> **Recorded data**:
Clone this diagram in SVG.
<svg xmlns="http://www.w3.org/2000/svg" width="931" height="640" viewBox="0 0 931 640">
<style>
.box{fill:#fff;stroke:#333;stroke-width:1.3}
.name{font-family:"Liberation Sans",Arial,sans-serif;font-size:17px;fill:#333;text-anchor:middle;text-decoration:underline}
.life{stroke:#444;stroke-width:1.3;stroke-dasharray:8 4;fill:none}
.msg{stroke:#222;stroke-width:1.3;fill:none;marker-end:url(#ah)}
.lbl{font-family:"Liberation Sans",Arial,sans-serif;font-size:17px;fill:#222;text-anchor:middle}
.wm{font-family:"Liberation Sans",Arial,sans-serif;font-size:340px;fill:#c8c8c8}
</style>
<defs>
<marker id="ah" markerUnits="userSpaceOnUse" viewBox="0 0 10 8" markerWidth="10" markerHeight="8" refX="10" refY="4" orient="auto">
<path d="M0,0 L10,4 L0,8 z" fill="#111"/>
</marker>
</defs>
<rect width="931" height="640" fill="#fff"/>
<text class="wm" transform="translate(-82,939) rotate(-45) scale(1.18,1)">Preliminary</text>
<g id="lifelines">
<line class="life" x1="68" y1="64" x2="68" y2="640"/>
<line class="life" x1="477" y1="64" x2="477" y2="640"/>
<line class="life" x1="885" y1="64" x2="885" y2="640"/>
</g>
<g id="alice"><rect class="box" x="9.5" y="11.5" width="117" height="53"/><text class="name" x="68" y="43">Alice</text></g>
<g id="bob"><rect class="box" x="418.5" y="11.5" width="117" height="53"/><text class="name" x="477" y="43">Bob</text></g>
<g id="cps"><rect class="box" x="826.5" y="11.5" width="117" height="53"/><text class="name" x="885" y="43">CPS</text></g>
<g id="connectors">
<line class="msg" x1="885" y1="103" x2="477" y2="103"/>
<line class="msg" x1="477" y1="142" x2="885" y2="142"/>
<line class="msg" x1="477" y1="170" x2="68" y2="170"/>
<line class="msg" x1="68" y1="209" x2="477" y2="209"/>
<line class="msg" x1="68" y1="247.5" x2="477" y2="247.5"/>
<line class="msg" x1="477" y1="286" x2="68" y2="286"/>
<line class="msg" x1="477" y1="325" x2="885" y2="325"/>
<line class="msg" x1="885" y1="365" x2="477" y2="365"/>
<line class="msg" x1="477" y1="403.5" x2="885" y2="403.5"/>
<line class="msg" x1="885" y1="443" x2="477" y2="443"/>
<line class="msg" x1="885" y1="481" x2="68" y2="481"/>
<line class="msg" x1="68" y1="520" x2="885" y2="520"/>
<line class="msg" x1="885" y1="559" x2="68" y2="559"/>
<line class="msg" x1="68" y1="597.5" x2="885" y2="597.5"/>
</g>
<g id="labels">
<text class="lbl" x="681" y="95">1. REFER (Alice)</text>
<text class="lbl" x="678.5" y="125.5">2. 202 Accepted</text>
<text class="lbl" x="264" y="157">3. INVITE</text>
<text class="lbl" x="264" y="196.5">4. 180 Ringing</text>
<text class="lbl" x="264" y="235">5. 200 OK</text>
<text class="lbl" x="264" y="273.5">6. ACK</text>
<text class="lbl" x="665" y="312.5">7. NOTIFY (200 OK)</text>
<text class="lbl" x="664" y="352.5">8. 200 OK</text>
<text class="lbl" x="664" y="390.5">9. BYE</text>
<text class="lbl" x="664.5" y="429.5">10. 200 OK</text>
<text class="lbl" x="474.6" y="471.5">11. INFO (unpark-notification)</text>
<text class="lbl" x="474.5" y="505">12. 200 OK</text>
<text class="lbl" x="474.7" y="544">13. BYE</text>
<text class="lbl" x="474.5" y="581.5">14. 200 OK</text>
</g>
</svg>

> **Exercise description**: Reproduce the material above without altering a single character.

> **Exercise solution**:
Clone this diagram in SVG.
<svg xmlns="http://www.w3.org/2000/svg" width="931" height="640" viewBox="0 0 931 640">
<style>
.box{fill:#fff;stroke:#333;stroke-width:1.3}
.name{font-family:"Liberation Sans",Arial,sans-serif;font-size:17px;fill:#333;text-anchor:middle;text-decoration:underline}
.life{stroke:#444;stroke-width:1.3;stroke-dasharray:8 4;fill:none}
.msg{stroke:#222;stroke-width:1.3;fill:none;marker-end:url(#ah)}
.lbl{font-family:"Liberation Sans",Arial,sans-serif;font-size:17px;fill:#222;text-anchor:middle}
.wm{font-family:"Liberation Sans",Arial,sans-serif;font-size:340px;fill:#c8c8c8}
</style>
<defs>
<marker id="ah" markerUnits="userSpaceOnUse" viewBox="0 0 10 8" markerWidth="10" markerHeight="8" refX="10" refY="4" orient="auto">
<path d="M0,0 L10,4 L0,8 z" fill="#111"/>
</marker>
</defs>
<rect width="931" height="640" fill="#fff"/>
<text class="wm" transform="translate(-82,939) rotate(-45) scale(1.18,1)">Preliminary</text>
<g id="lifelines">
<line class="life" x1="68" y1="64" x2="68" y2="640"/>
<line class="life" x1="477" y1="64" x2="477" y2="640"/>
<line class="life" x1="885" y1="64" x2="885" y2="640"/>
</g>
<g id="alice"><rect class="box" x="9.5" y="11.5" width="117" height="53"/><text class="name" x="68" y="43">Alice</text></g>
<g id="bob"><rect class="box" x="418.5" y="11.5" width="117" height="53"/><text class="name" x="477" y="43">Bob</text></g>
<g id="cps"><rect class="box" x="826.5" y="11.5" width="117" height="53"/><text class="name" x="885" y="43">CPS</text></g>
<g id="connectors">
<line class="msg" x1="885" y1="103" x2="477" y2="103"/>
<line class="msg" x1="477" y1="142" x2="885" y2="142"/>
<line class="msg" x1="477" y1="170" x2="68" y2="170"/>
<line class="msg" x1="68" y1="209" x2="477" y2="209"/>
<line class="msg" x1="68" y1="247.5" x2="477" y2="247.5"/>
<line class="msg" x1="477" y1="286" x2="68" y2="286"/>
<line class="msg" x1="477" y1="325" x2="885" y2="325"/>
<line class="msg" x1="885" y1="365" x2="477" y2="365"/>
<line class="msg" x1="477" y1="403.5" x2="885" y2="403.5"/>
<line class="msg" x1="885" y1="443" x2="477" y2="443"/>
<line class="msg" x1="885" y1="481" x2="68" y2="481"/>
<line class="msg" x1="68" y1="520" x2="885" y2="520"/>
<line class="msg" x1="885" y1="559" x2="68" y2="559"/>
<line class="msg" x1="68" y1="597.5" x2="885" y2="597.5"/>
</g>
<g id="labels">
<text class="lbl" x="681" y="95">1. REFER (Alice)</text>
<text class="lbl" x="678.5" y="125.5">2. 202 Accepted</text>
<text class="lbl" x="264" y="157">3. INVITE</text>
<text class="lbl" x="264" y="196.5">4. 180 Ringing</text>
<text class="lbl" x="264" y="235">5. 200 OK</text>
<text class="lbl" x="264" y="273.5">6. ACK</text>
<text class="lbl" x="665" y="312.5">7. NOTIFY (200 OK)</text>
<text class="lbl" x="664" y="352.5">8. 200 OK</text>
<text class="lbl" x="664" y="390.5">9. BYE</text>
<text class="lbl" x="664.5" y="429.5">10. 200 OK</text>
<text class="lbl" x="474.6" y="471.5">11. INFO (unpark-notification)</text>
<text class="lbl" x="474.5" y="505">12. 200 OK</text>
<text class="lbl" x="474.7" y="544">13. BYE</text>
<text class="lbl" x="474.5" y="581.5">14. 200 OK</text>
</g>
</svg>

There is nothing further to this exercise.